Sky Classics, martedì 22 novembre, ore 22.55
Showtime!
Donnaiolo, perfezionista, gran bevitore e fumatore, Joe Gideon è l’autoritratto di Bob Fosse, in un film-testamento tanto autentico nelle intenzioni quanto barocco ed elaborato nella realizzazione.
All that jazz è chiaramente influenzato, nello spunto e nella struttura narrativa, frammentata e non lineare, dall’inarrivabile 8½ felliniano, ma qui ciò che sembra preoccupare il regista non è una crisi creativa, bensì la salute fisica e mentale. Fosse, infatti, aveva avuto per davvero problemi al cuore, simili a quelli di cui soffre Gideon nel film, dopo una vita di eccessi di ogni tipo. Una pulsione di morte si nasconde dietro l’apparente vitalismo della messa in scena, di scenografico splendore e di coreografica spettacolarità. Come in Fellini, ma le somiglianze finiscono qua, perché mentre Fellini conserva sempre uno sguardo “esterno” al sistema, deliziosamente provinciale, in Fosse Hollywood e Broadway si identificano con la vita e i confini si dissolvono.

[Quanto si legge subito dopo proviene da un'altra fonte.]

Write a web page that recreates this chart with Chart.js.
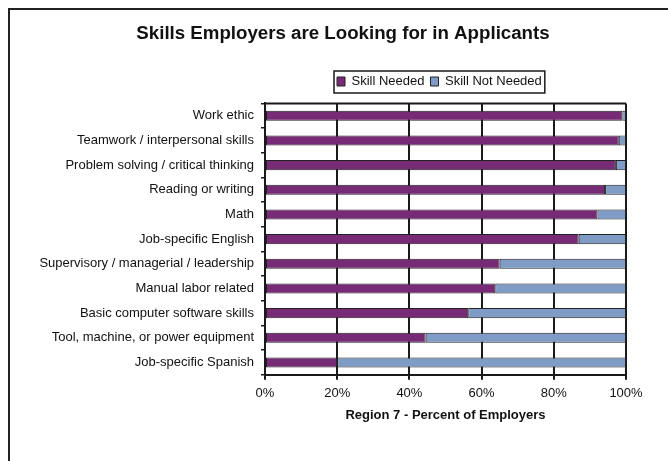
<!DOCTYPE html>
<html lang="en">
<head>
    <meta charset="UTF-8">
    <script src="https://cdn.jsdelivr.net/npm/chart.js@4.4.1/dist/chart.umd.min.js"></script>
    <title>Skills Employers are Looking for in Applicants</title>
    <style>
        body { margin: 0; background: #fff; }
        #chartBox { width: 668px; height: 461px; }
    </style>
</head>
<body>
    <div id="chartBox">
        <canvas id="chart" width="668" height="461"></canvas>
    </div>
    <script>
        // survey answers, percent of employers
        var skills = [
            'Work ethic',
            'Teamwork / interpersonal skills',
            'Problem solving / critical thinking',
            'Reading or writing',
            'Math',
            'Job-specific English',
            'Supervisory / managerial / leadership',
            'Manual labor related',
            'Basic computer software skills',
            'Tool, machine, or power equipment',
            'Job-specific Spanish'
        ];
        var needed    = [99, 98, 97.2, 94.2, 92.1, 86.9, 65, 63.8, 56.3, 44.5, 20];
        var notNeeded = [1, 2, 2.8, 5.8, 7.9, 13.1, 35, 36.2, 43.7, 55.5, 80];
        var xTicks = [0, 20, 40, 60, 80, 100];

        var ink = '#1a1a1a';
        Chart.defaults.font.family = "'Liberation Sans', Arial, sans-serif";
        Chart.defaults.font.size = 13;
        Chart.defaults.color = '#111';

        // page frame + box around the legend + top edge of the plot
        var frame = {
            id: 'frame',
            beforeDraw(chart) {
                var ctx = chart.ctx;
                ctx.save();
                ctx.fillStyle = '#222';
                ctx.fillRect(8, 8, 2, chart.height - 8);
                ctx.fillRect(8, 8, chart.width - 8, 2);
                ctx.restore();
            },
            afterUpdate(chart) {
                // title sits over the plot, not the whole page
                chart.titleBlock.left += 24;
                chart.titleBlock.right += 24;

                // park the legend where the old spreadsheet had it
                var lg = chart.legend;
                var hb = lg.legendHitBoxes;
                if (!hb.length) return;
                var dx = 337 - hb[0].left;
                var dy = 75 - hb[0].top;
                lg.left += dx; lg.right += dx;
                lg.top += dy; lg.bottom += dy;
                hb.forEach(function (h) { h.left += dx; h.top += dy; });
            },
            afterDraw(chart) {
                var ctx = chart.ctx;
                var hb = chart.legend.legendHitBoxes;
                var a = chart.chartArea;
                ctx.save();
                ctx.strokeStyle = ink;
                ctx.lineWidth = 2;
                ctx.beginPath();
                ctx.moveTo(a.left, a.top);
                ctx.lineTo(a.right, a.top);
                ctx.stroke();
                if (hb.length) {
                    var first = hb[0], last = hb[hb.length - 1];
                    var x0 = first.left - 3, x1 = last.left + last.width + 3;
                    ctx.lineWidth = 1.5;
                    ctx.strokeRect(x0, first.top - 4, x1 - x0, first.height + 9);
                }
                ctx.restore();
            }
        };

        new Chart(document.getElementById('chart'), {
            type: 'bar',
            data: {
                labels: skills,
                datasets: [{
                    label: 'Skill Needed',
                    data: needed,
                    backgroundColor: '#772b76',
                    borderColor: '#222',
                    borderWidth: 1,
                    borderSkipped: false
                },
                {
                    label: 'Skill Not Needed',
                    data: notNeeded,
                    backgroundColor: '#7f9cc7',
                    borderColor: '#222',
                    borderWidth: 1,
                    borderSkipped: false
                }]
            },
            options: {
                indexAxis: 'y',
                responsive: false,
                animation: false,
                barPercentage: 0.41,
                categoryPercentage: 1,
                layout: { padding: { top: 12, left: 12, right: 42, bottom: 38 } },
                plugins: {
                    title: {
                        display: true,
                        text: 'Skills Employers are Looking for in Applicants',
                        color: '#111',
                        font: { size: 18.7, weight: 'bold' },
                        padding: { top: 11, bottom: 29 }
                    },
                    legend: {
                        position: 'top',
                        labels: {
                            boxWidth: 8,
                            boxHeight: 9,
                            padding: 6,
                            color: '#111',
                            font: { size: 13 }
                        }
                    },
                    tooltip: { enabled: false }
                },
                scales: {
                    x: {
                        stacked: true,
                        min: 0,
                        max: 100,
                        afterBuildTicks: function (scale) {
                            scale.ticks = xTicks.map(function (v) { return { value: v }; });
                        },
                        ticks: {
                            padding: 6,
                            color: '#111',
                            callback: function (v) { return v + '%'; }
                        },
                        grid: { color: ink, lineWidth: 2, tickLength: 5 },
                        border: { color: ink, width: 2 },
                        title: {
                            display: true,
                            text: 'Region 7 - Percent of Employers',
                            color: '#111',
                            font: { size: 13, weight: 'bold' },
                            padding: { top: 0, bottom: 0 }
                        }
                    },
                    y: {
                        stacked: true,
                        afterFit: function (scale) { scale.width = 253; },
                        ticks: { padding: 7, color: '#111' },
                        grid: { drawOnChartArea: false, color: ink, lineWidth: 1.5, tickLength: 4 },
                        border: { color: ink, width: 2 }
                    }
                }
            },
            plugins: [frame]
        });
    </script>
</body>
</html>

La vita è uno spettacolo, per Joe Gideon, e così sembra essere per Fosse, in questo non lontano da un tema rappresentato con frequenza nei musical dei tempi d’oro. In un periodo in cui il musical sembra rivolgersi soprattutto al pubblico giovane (La febbre del sabato sera, Grease), però, Fosse va controcorrente e sceglie di raccontare la vita di un uomo di mezza età, con i suoi problemi sentimentali e familiari. I numeri musicali di All that jazz, tuttavia, sono godibilissimi per tutti gli spettatori, fatta eccezione per Airotica, non proprio adatto ai bambini. Paradossalmente, quello più efficace nel coinvolgere emotivamente chi guarda è il più povero e minimalista, in cui la moglie e la figlia di Gideon gli fanno una sorpresa, danzando per lui a casa: unico momento, forse, in cui Gideon prende una pausa dalla frenesia della sua vita lavorativa e sessuale, uomo a due dimensioni, per godersi gli affetti trascurati.

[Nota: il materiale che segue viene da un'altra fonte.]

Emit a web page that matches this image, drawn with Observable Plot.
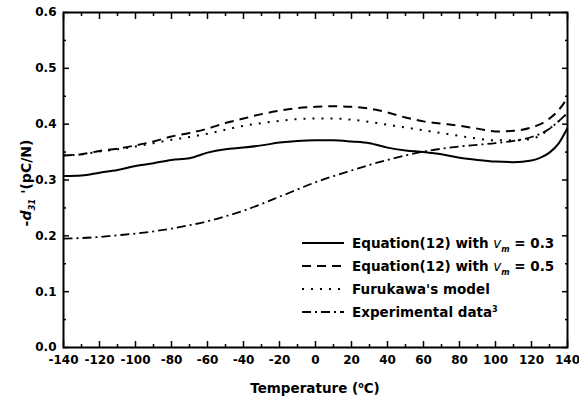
<!DOCTYPE html>
<html>
<head>
<meta charset="utf-8">
<script src="https://cdn.jsdelivr.net/npm/d3@7"></script>
<script src="https://cdn.jsdelivr.net/npm/@observablehq/plot@0.6"></script>
<style>
  html, body { margin: 0; padding: 0; background: #fff; }
  #chart { width: 579px; height: 407px; }
  svg text { font-family: "DejaVu Sans", sans-serif; }
</style>
</head>
<body>
<div id="chart"></div>
<script>
// ---- data ----
const temperature = [-140, -130, -120, -110, -100, -90, -80, -70, -60, -50, -40, -30, -20, -10, 0, 10, 20, 30, 40, 50, 60, 70, 80, 90, 100, 110, 120, 125, 130, 135, 140];
const eqVm03 = [0.307, 0.308, 0.313, 0.318, 0.325, 0.330, 0.336, 0.339, 0.349, 0.355, 0.358, 0.362, 0.367, 0.370, 0.371, 0.371, 0.369, 0.366, 0.358, 0.353, 0.350, 0.346, 0.340, 0.336, 0.333, 0.332, 0.335, 0.340, 0.349, 0.365, 0.393];
const eqVm05 = [0.344, 0.346, 0.352, 0.356, 0.362, 0.369, 0.378, 0.384, 0.392, 0.402, 0.410, 0.418, 0.424, 0.429, 0.431, 0.432, 0.431, 0.428, 0.421, 0.412, 0.405, 0.401, 0.397, 0.392, 0.387, 0.388, 0.394, 0.400, 0.410, 0.425, 0.447];
const furukawa = [0.344, 0.346, 0.351, 0.355, 0.360, 0.366, 0.372, 0.377, 0.383, 0.390, 0.397, 0.402, 0.406, 0.409, 0.410, 0.410, 0.408, 0.404, 0.399, 0.394, 0.389, 0.384, 0.379, 0.374, 0.371, 0.371, 0.374, 0.380, 0.392, 0.405, 0.420];
const experimental = [0.195, 0.196, 0.198, 0.201, 0.204, 0.208, 0.213, 0.219, 0.226, 0.235, 0.245, 0.257, 0.270, 0.283, 0.296, 0.307, 0.317, 0.327, 0.336, 0.344, 0.351, 0.356, 0.360, 0.363, 0.366, 0.370, 0.377, 0.383, 0.392, 0.405, 0.420];

const seriesKeys = ["eq03", "eq05", "fur", "exp"];
const seriesValues = [eqVm03, eqVm05, furukawa, experimental];

const xTickLabels = [-140, -120, -100, -80, -60, -40, -20, 0, 20, 40, 60, 80, 100, 120, 140];
const xMinorTicks = [-130, -110, -90, -70, -50, -30, -10, 10, 30, 50, 70, 90, 110, 130];
const yTickLabels = [0.0, 0.1, 0.2, 0.3, 0.4, 0.5, 0.6];
const yMinorTicks = [0.05, 0.15, 0.25, 0.35, 0.45, 0.55];

// ---- styles (kept apart from the data) ----
const dashStyle = { eq03: null, eq05: "9,6", fur: "2,7", exp: "9,4,2,4" };
const lineWidth = { eq03: 2, eq05: 2, fur: 2, exp: 1.8 };

const rows = seriesKeys.flatMap((k, s) =>
  temperature.map((t, i) => ({ key: k, t, v: seriesValues[s][i] })));

const fontMain = "DejaVu Sans, sans-serif";
const noText = () => "";

function inTicksX(anchor, ticks, size) {
  return Plot.axisX({ anchor, ticks, tickSize: size, dy: anchor === "bottom" ? -size : size, tickFormat: noText, label: null, strokeWidth: 1.5 });
}
function inTicksY(anchor, ticks, size) {
  return Plot.axisY({ anchor, ticks, tickSize: size, dx: anchor === "left" ? size : -size, tickFormat: noText, label: null, strokeWidth: 1.5 });
}

const chart = Plot.plot({
  width: 579,
  height: 407,
  marginTop: 12,
  marginRight: 12,
  marginBottom: 60,
  marginLeft: 63,
  style: { fontFamily: fontMain, fontWeight: "bold", fontSize: "12px", background: "#fff", color: "#000", overflow: "visible" },
  x: { domain: [-140, 140] },
  y: { domain: [0, 0.6] },
  marks: [
    ...seriesKeys.map(k => Plot.line(rows.filter(d => d.key === k), {
      x: "t", y: "v", stroke: "#000",
      strokeWidth: lineWidth[k],
      strokeDasharray: dashStyle[k],
      strokeLinecap: "butt",
      curve: "monotone-x"
    })),
    // labels
    Plot.axisX({ anchor: "bottom", ticks: xTickLabels, tickSize: 0, tickPadding: 8, tickFormat: d => String(d), label: null, fontSize: 12, fontWeight: "bold" }),
    Plot.axisY({ anchor: "left", ticks: yTickLabels, tickSize: 0, tickPadding: 7, tickFormat: d => d.toFixed(1), label: null, fontSize: 12, fontWeight: "bold" }),
    // inward ticks
    inTicksX("bottom", xTickLabels, 6),
    inTicksX("bottom", xMinorTicks, 3),
    inTicksX("top", xTickLabels, 6),
    inTicksX("top", xMinorTicks, 3),
    inTicksY("left", yTickLabels, 6),
    inTicksY("left", yMinorTicks, 3),
    inTicksY("right", yTickLabels, 6),
    inTicksY("right", yMinorTicks, 3),
    Plot.frame({ stroke: "#000", strokeWidth: 2 })
  ]
});

document.getElementById("chart").appendChild(chart);

const svg = d3.select(chart);

// x axis title: Temperature (°C)
const xt = svg.append("text")
  .attr("x", 315).attr("y", 393)
  .attr("text-anchor", "middle")
  .style("font-family", fontMain).style("font-weight", "bold").style("font-size", "13.5px")
  .attr("fill", "#000");
xt.append("tspan").text("Temperature (");
xt.append("tspan").attr("dy", -5).style("font-size", "8px").text("o");
xt.append("tspan").attr("dy", 5).text("C)");

// y axis title: -d31 '(pC/N)
const yt = svg.append("text")
  .attr("transform", "translate(31,183) rotate(-90)")
  .attr("text-anchor", "middle")
  .style("font-family", fontMain).style("font-weight", "bold").style("font-size", "14px")
  .attr("fill", "#000");
yt.append("tspan").text("-");
yt.append("tspan").style("font-style", "italic").text("d");
yt.append("tspan").attr("dy", 4).style("font-style", "italic").style("font-size", "8.5px").text("31");
yt.append("tspan").attr("dy", -4).text(" '(pC/N)");

// legend
const legendLabels = [
  { key: "eq03", parts: [["Equation(12) with ", 0], ["v", 1], ["m", 2], [" = 0.3", 3]] },
  { key: "eq05", parts: [["Equation(12) with ", 0], ["v", 1], ["m", 2], [" = 0.5", 3]] },
  { key: "fur", parts: [["Furukawa's model", 0]] },
  { key: "exp", parts: [["Experimental data", 0], ["3", 4]] }
];
const lg = svg.append("g").attr("transform", "translate(302,243)");
legendLabels.forEach((row, i) => {
  const g = lg.append("g").attr("transform", `translate(0,${i * 23})`);
  g.append("line").attr("x1", 0).attr("x2", 42).attr("y1", 0).attr("y2", 0)
    .attr("stroke", "#000").attr("stroke-width", lineWidth[row.key])
    .attr("stroke-dasharray", dashStyle[row.key] || null);
  const t = g.append("text").attr("x", 50).attr("y", 5)
    .attr("text-anchor", "start")
    .style("font-family", fontMain).style("font-weight", "bold").style("font-size", "13.5px")
    .attr("fill", "#000");
  row.parts.forEach(([s, kind]) => {
    const sp = t.append("tspan").text(s);
    if (kind === 1) sp.style("font-style", "italic").style("font-weight", "normal");
    if (kind === 2) sp.attr("dy", 4).style("font-style", "italic").style("font-size", "8px");
    if (kind === 3) sp.attr("dy", -4);
    if (kind === 4) sp.attr("dy", -5).style("font-size", "8px");
  });
});
</script>
</body>
</html>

Frenetico è anche il montaggio del film, che può contare su un ritmo notevole. La durata delle inquadrature è brevissima, per gli standard dell’epoca; abbondano i primi piani dei volti dei ballerini. Si intuisce come l’intenzione, in gran parte riuscita, sia quella di restituire al pubblico il punto di vista del protagonista, che è sostanzialmente un workaholic abituato a fare colazione con la dexedrina. Quasi tutto il film è filtrato dalla sua ottica, sono le immagini mentali di Joe che vediamo, condividiamo il modo in cui “vede” i numeri musicali nella propria testa. All that jazz può risultare stranamente poco introspettivo, almeno per le ambizioni che ha di fare il bilancio di una vita intera. Ma la contraddizione è apparente, se si tiene conto sia della personalità istintiva, poco razionale, di Joe, che tende a spettacolarizzare tutto, anche la morte, sia dell’impossibilità per i registi della New Hollywood di girare film d’autore privi di compromessi, in un contesto produttivo come quello americano.